What is Probable Cause?
If you have read our blog on police encounters you have a better understanding of your rights when approached by a police officer.
It’s a 3-Question Process:
- Officer, am I free to leave?
- Officer am I being detained?
- Officer, am I under arrest?
If the officer said you are under arrest, this arrest is based on probable cause.
What is probable cause?
Probable cause is defined as facts and circumstances sufficient to believe a crime has been committed. Your lawyer, will learn whether the officer in fact had probable cause to arrest you. For example, regarding DWI criminal defense, Texas courts have held rapid acceleration, weaving, speeding, verbal defiance, leaning on door for support, mumbled speech, bloodshot eyes, smell of alcohol, and poor performance on field sobriety exercises provided sufficient probable cause for a DWI arrest. In contrast, Texas courts have held speeding, an illegal u-turn, and a variation of the field sobriety tests did not provide a sufficient basis for a DWI arrest.
What is the difference between a mere encounter, a detention, and an arrest?
A mere encounter requires no suspicion at all. It is an exchange of information. A detention requires reasonable suspicion and is a temporary investigation. An arrest requires probable cause. Think of a staircase. The first step, mere encounter, is the lowest form of police interaction. The second step, a detention, requires suspicion a crime may have been committed. The third step, probable cause, requires sufficient facts to believe a crime has been committed. Your criminal attorney will examine the encounter, detention, and arrest to determine if each step was conducted lawfully.
What if the officer didn’t have probable cause to arrest me?

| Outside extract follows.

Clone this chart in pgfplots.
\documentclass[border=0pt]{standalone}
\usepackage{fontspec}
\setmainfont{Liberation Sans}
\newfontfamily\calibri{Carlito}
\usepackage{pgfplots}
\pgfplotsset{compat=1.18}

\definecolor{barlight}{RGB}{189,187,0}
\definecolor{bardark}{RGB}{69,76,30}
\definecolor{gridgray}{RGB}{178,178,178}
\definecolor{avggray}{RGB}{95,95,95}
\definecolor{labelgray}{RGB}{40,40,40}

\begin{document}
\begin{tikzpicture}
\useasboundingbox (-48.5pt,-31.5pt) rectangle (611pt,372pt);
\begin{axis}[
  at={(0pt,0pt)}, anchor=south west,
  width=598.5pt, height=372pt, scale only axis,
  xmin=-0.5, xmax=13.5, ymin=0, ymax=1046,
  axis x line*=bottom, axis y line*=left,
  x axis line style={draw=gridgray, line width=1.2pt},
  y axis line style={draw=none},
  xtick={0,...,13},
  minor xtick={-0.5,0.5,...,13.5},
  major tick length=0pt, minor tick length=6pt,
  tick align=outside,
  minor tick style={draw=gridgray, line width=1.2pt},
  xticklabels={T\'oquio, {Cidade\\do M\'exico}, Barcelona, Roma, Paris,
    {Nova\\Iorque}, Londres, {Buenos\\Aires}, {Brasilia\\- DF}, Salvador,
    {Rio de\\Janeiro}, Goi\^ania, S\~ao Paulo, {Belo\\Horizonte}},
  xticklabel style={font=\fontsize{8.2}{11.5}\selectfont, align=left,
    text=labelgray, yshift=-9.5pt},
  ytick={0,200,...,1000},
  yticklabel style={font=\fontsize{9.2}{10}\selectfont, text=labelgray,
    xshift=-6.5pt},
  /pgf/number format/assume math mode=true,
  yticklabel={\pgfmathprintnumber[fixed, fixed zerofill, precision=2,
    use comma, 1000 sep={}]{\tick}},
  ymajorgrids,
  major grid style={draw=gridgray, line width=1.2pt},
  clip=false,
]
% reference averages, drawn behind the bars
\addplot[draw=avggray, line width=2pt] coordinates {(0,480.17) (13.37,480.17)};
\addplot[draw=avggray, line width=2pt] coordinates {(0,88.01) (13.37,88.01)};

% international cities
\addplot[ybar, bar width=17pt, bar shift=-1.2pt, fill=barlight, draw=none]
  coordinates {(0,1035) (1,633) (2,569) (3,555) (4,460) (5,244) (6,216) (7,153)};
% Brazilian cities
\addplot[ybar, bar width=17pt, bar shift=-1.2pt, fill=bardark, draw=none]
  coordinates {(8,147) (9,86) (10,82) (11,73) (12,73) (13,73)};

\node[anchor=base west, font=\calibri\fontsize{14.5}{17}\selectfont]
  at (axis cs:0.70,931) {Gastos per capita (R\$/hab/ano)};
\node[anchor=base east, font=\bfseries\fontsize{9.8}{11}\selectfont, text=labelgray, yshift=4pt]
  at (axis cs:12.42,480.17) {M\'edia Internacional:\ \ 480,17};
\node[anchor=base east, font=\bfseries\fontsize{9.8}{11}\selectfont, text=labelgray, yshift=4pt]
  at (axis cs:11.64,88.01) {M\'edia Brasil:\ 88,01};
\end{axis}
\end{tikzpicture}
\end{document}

If the officer arrests you without probable cause, than the arrest is unlawful and in violation of your constitutional rights. Any evidence obtained from that unlawful arrest is known as “fruit of the poisonous tree.” Your criminal defense lawyer will move to have any unlawfully obtained evidence suppressed. Suppressed evidence means no evidence. No evidence means the state likely can’t prove their case and must dismiss.